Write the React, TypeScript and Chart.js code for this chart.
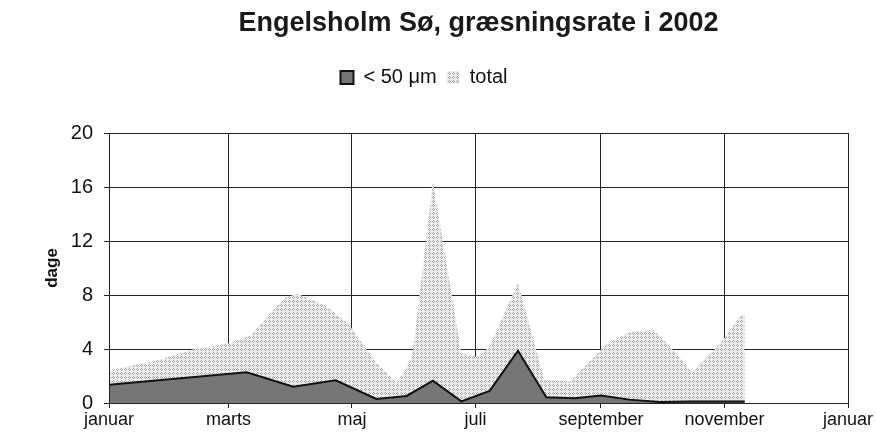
import React, { useEffect, useRef } from 'react';
import { Chart, registerables } from 'chart.js';

Chart.register(...registerables);

// x axis: day of year 2002 (0 = 1 januar)
const monthTicks = [0, 59, 120, 181, 243, 304, 365];
const monthLabels = ['januar', 'marts', 'maj', 'juli', 'september', 'november', 'januar'];
const yTicks = [0, 4, 8, 12, 16, 20];

// series "< 50 µm"
const smallDays = [0, 68, 91, 112, 132, 147, 160, 174, 188, 202, 216, 230, 243, 257, 272, 287, 314];
const smallValues = [1.35, 2.27, 1.2, 1.68, 0.3, 0.52, 1.65, 0.12, 0.9, 3.87, 0.42, 0.35, 0.55, 0.25, 0.08, 0.12, 0.12];

// series "total"
const totalDays = [0, 25, 42, 59, 70, 80, 87, 93, 107, 118, 132, 142, 147, 150, 160, 174, 182, 188, 202, 215, 228, 236, 246, 258, 269, 277, 288, 302, 312, 314];
const totalValues = [2.4, 3.2, 4.0, 4.4, 5.0, 6.7, 7.8, 8.1, 7.2, 5.9, 3.0, 1.5, 2.6, 3.7, 16.4, 3.7, 3.4, 4.2, 8.9, 1.7, 1.6, 2.9, 4.4, 5.3, 5.4, 4.2, 2.3, 4.4, 6.5, 6.6];

const FONT = "'Liberation Sans', Arial, sans-serif";

function makeDotPattern(ctx: CanvasRenderingContext2D): CanvasPattern | string {
  const tile = document.createElement('canvas');
  tile.width = 4;
  tile.height = 4;
  const t = tile.getContext('2d');
  if (!t) return '#dadada';
  t.fillStyle = '#ededed';
  t.fillRect(0, 0, 4, 4);
  t.fillStyle = '#a6a6a6';
  [[1, 0], [0, 1], [2, 1], [1, 2]].forEach(([x, y]) => t.fillRect(x, y, 1, 1));
  return ctx.createPattern(tile, 'repeat') || '#dadada';
}

export default function App() {
  const ref = useRef<HTMLCanvasElement>(null);

  useEffect(() => {
    const canvas = ref.current;
    if (!canvas) return;
    const ctx = canvas.getContext('2d');
    if (!ctx) return;
    const pattern = makeDotPattern(ctx);

    const frame = {
      id: 'frame',
      afterDraw(chart: any) {
        const c = chart.ctx;
        const a = chart.chartArea;
        c.save();
        c.strokeStyle = '#222';
        c.lineWidth = 1;
        c.strokeRect(Math.round(a.left) + 0.5, Math.round(a.top) + 0.5, Math.round(a.right - a.left), Math.round(a.bottom - a.top));
        c.restore();
      },
    };

    const chart = new Chart(canvas, {
      type: 'line',
      data: {
        datasets: [
          {
            label: '< 50 μm',
            data: smallDays.map((d, i) => ({ x: d, y: smallValues[i] })),
            backgroundColor: '#767676',
            borderColor: '#111',
            borderWidth: 2,
            fill: 'origin',
            pointRadius: 0,
            tension: 0,
          },
          {
            label: 'total',
            data: totalDays.map((d, i) => ({ x: d, y: totalValues[i] })),
            backgroundColor: pattern as any,
            borderColor: 'rgba(0,0,0,0)',
            borderWidth: 0,
            fill: 'origin',
            pointRadius: 0,
            tension: 0,
          },
        ],
      },
      options: {
        responsive: false,
        animation: false,
        events: [],
        layout: { padding: { left: 0, right: 28, top: 0, bottom: 0 } },
        plugins: {
          tooltip: { enabled: false },
          title: {
            display: true,
            text: 'Engelsholm Sø, græsningsrate i 2002',
            fullSize: false,
            color: '#1a1a1a',
            font: { family: FONT, size: 27, weight: 'bold' },
            padding: { top: 7.8, bottom: 17.3 },
          },
          subtitle: {
            display: true,
            text: '',
            weight: 500,
            font: { size: 10 },
            padding: { top: 0, bottom: 23.5 },
          },
          legend: {
            display: true,
            position: 'top',
            labels: {
              boxWidth: 13,
              boxHeight: 13,
              padding: 10,
              color: '#111',
              font: { family: FONT, size: 20 },
            },
          },
        },
        scales: {
          x: {
            type: 'linear',
            min: 0,
            max: 365,
            afterBuildTicks: (s: any) => {
              s.ticks = monthTicks.map((v) => ({ value: v }));
            },
            afterFit: (s: any) => {
              s.height = 39;
              s.paddingLeft = 0;
              s.paddingRight = 0;
            },
            ticks: {
              autoSkip: false,
              maxRotation: 0,
              padding: 1,
              color: '#111',
              font: { family: FONT, size: 18 },
              callback: (v: any) => monthLabels[monthTicks.indexOf(Number(v))] ?? '',
            },
            grid: { color: '#222', lineWidth: 1, tickLength: 5, drawTicks: true },
            border: { color: '#222', width: 1 },
          },
          y: {
            type: 'linear',
            min: 0,
            max: 20,
            afterBuildTicks: (s: any) => {
              s.ticks = yTicks.map((v) => ({ value: v }));
            },
            afterFit: (s: any) => {
              s.width = 109;
              s.paddingTop = 0;
              s.paddingBottom = 0;
            },
            ticks: {
              padding: 11,
              color: '#111',
              font: { family: FONT, size: 20 },
            },
            grid: { color: '#222', lineWidth: 1, tickLength: 5, drawTicks: true },
            border: { color: '#222', width: 1 },
            title: {
              display: true,
              text: 'dage',
              color: '#111',
              font: { family: FONT, size: 17, weight: 'bold' },
              padding: { top: 41.8, bottom: 0 },
            },
          },
        },
      },
      plugins: [frame],
    });

    return () => chart.destroy();
  }, []);

  return (
    <canvas
      ref={ref}
      width={876}
      height={442}
      style={{ display: 'block', position: 'fixed', left: 0, top: 0 }}
    />
  );
}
========================================
> [PROBLEM]:
Make a list of all lines in the data that contain "React".

> [CORRECT ANSWER]:
Write the React, TypeScript and Chart.js code for this chart.
import React, { useEffect, useRef } from 'react';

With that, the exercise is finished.